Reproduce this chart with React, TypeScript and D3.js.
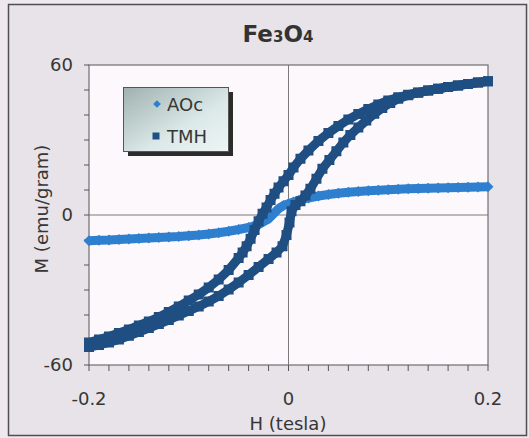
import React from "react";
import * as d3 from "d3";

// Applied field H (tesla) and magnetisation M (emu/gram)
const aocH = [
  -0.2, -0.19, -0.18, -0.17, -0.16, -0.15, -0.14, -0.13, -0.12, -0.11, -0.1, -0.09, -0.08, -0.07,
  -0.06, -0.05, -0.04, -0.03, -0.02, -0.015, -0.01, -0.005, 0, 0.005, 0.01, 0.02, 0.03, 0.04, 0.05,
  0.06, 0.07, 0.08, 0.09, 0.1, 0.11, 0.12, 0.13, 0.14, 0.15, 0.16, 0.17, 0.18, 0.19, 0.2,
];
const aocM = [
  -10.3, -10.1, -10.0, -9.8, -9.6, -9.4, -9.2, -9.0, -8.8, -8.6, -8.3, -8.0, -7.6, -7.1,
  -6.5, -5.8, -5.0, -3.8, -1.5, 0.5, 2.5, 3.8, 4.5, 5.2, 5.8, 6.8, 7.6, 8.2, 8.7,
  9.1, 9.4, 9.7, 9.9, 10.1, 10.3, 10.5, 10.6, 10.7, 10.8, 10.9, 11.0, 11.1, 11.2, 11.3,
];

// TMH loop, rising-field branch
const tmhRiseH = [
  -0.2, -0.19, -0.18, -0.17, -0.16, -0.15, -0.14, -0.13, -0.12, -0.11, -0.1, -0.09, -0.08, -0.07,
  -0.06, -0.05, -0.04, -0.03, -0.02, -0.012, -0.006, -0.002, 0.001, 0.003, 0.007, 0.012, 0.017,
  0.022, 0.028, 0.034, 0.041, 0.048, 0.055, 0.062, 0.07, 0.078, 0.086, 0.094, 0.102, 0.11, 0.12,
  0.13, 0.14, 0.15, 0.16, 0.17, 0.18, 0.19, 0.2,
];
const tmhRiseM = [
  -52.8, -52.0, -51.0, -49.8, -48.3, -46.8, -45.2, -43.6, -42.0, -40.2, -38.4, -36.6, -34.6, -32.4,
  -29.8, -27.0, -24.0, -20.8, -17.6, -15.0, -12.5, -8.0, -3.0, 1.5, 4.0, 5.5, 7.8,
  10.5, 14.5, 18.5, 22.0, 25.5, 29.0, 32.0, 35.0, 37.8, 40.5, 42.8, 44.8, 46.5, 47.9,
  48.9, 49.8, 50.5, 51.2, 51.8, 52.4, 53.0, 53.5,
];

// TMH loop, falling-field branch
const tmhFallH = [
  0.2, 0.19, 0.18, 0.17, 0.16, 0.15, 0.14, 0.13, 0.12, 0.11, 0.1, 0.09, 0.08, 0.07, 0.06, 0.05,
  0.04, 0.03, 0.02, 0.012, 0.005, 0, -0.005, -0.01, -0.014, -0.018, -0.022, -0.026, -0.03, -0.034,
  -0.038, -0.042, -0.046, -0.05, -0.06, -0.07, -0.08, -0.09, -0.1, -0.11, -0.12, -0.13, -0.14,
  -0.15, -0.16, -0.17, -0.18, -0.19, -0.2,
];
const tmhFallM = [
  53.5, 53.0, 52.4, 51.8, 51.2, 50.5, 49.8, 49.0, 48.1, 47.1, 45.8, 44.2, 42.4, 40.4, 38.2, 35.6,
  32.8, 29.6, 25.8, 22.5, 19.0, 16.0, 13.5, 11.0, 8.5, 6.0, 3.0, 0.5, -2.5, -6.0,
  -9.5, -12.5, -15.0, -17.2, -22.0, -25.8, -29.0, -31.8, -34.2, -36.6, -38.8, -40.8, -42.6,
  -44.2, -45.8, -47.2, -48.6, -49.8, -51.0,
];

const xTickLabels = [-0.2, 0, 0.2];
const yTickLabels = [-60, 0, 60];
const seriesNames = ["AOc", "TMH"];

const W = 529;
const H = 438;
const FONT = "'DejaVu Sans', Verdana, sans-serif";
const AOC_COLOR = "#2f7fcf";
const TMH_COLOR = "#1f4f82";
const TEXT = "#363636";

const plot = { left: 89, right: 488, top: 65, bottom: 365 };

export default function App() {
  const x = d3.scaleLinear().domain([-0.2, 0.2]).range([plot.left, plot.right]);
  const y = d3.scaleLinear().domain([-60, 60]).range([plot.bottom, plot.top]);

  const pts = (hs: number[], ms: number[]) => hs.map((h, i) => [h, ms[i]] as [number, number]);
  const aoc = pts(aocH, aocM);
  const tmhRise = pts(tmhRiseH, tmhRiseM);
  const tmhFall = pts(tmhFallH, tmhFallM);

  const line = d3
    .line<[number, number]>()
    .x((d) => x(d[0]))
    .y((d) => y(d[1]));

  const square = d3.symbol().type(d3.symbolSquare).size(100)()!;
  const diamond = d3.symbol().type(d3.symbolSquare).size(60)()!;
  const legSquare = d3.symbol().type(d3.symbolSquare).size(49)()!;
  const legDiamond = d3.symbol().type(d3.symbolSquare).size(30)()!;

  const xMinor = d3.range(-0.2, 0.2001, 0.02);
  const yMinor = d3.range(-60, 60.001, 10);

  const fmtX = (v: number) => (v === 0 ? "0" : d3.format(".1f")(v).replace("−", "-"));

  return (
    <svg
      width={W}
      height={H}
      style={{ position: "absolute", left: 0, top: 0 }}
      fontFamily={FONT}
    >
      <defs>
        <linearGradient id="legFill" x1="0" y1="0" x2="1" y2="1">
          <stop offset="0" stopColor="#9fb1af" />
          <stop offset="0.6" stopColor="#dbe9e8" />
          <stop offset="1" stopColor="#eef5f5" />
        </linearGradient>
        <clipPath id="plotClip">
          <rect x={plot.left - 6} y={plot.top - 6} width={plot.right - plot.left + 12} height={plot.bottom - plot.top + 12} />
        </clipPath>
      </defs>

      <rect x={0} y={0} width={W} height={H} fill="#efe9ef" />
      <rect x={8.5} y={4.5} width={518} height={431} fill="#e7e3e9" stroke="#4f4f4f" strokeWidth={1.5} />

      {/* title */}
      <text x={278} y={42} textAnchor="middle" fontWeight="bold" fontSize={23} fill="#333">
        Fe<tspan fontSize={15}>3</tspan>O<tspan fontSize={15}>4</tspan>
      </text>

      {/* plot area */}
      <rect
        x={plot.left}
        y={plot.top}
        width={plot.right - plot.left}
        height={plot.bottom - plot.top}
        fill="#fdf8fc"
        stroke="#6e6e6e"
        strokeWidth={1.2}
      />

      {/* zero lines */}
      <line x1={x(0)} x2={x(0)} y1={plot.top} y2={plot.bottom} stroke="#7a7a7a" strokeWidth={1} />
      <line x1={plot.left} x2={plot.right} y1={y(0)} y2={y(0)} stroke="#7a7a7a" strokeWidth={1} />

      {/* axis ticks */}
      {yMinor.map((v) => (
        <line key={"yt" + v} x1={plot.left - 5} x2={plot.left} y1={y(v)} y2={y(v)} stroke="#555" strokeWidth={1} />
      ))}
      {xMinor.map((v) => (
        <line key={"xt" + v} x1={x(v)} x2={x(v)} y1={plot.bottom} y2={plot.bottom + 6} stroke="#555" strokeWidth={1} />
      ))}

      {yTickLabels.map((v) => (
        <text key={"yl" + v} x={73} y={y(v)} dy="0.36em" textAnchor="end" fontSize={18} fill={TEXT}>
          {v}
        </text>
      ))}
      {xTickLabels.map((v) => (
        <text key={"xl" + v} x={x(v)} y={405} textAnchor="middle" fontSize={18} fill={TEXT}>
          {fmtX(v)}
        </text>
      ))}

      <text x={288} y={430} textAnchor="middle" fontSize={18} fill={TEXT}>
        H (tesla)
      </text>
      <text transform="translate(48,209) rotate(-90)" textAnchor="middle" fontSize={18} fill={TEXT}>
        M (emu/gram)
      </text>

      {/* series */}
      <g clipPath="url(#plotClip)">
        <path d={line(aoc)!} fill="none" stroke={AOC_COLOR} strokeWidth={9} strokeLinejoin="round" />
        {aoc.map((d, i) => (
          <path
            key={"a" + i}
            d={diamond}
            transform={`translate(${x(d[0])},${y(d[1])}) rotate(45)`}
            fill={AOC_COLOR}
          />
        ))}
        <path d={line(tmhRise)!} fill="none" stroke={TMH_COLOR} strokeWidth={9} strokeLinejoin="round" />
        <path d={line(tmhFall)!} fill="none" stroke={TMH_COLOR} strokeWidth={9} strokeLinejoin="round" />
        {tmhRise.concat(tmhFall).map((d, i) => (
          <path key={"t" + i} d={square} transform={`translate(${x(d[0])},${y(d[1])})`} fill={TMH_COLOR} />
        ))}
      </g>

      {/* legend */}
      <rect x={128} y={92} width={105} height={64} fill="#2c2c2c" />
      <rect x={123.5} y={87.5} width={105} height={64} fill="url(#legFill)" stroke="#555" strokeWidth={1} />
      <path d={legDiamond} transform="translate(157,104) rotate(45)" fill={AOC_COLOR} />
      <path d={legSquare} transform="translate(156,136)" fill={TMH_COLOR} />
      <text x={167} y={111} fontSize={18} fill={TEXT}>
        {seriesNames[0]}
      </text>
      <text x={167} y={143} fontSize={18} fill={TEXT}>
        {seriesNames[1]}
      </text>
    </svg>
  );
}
************
- [PROBLEM STATEMENT]
Scan the material above for the string "React" and report each line where you find it.

- [FULL SOLUTION]
Reproduce this chart with React, TypeScript and D3.js.
import React from "react";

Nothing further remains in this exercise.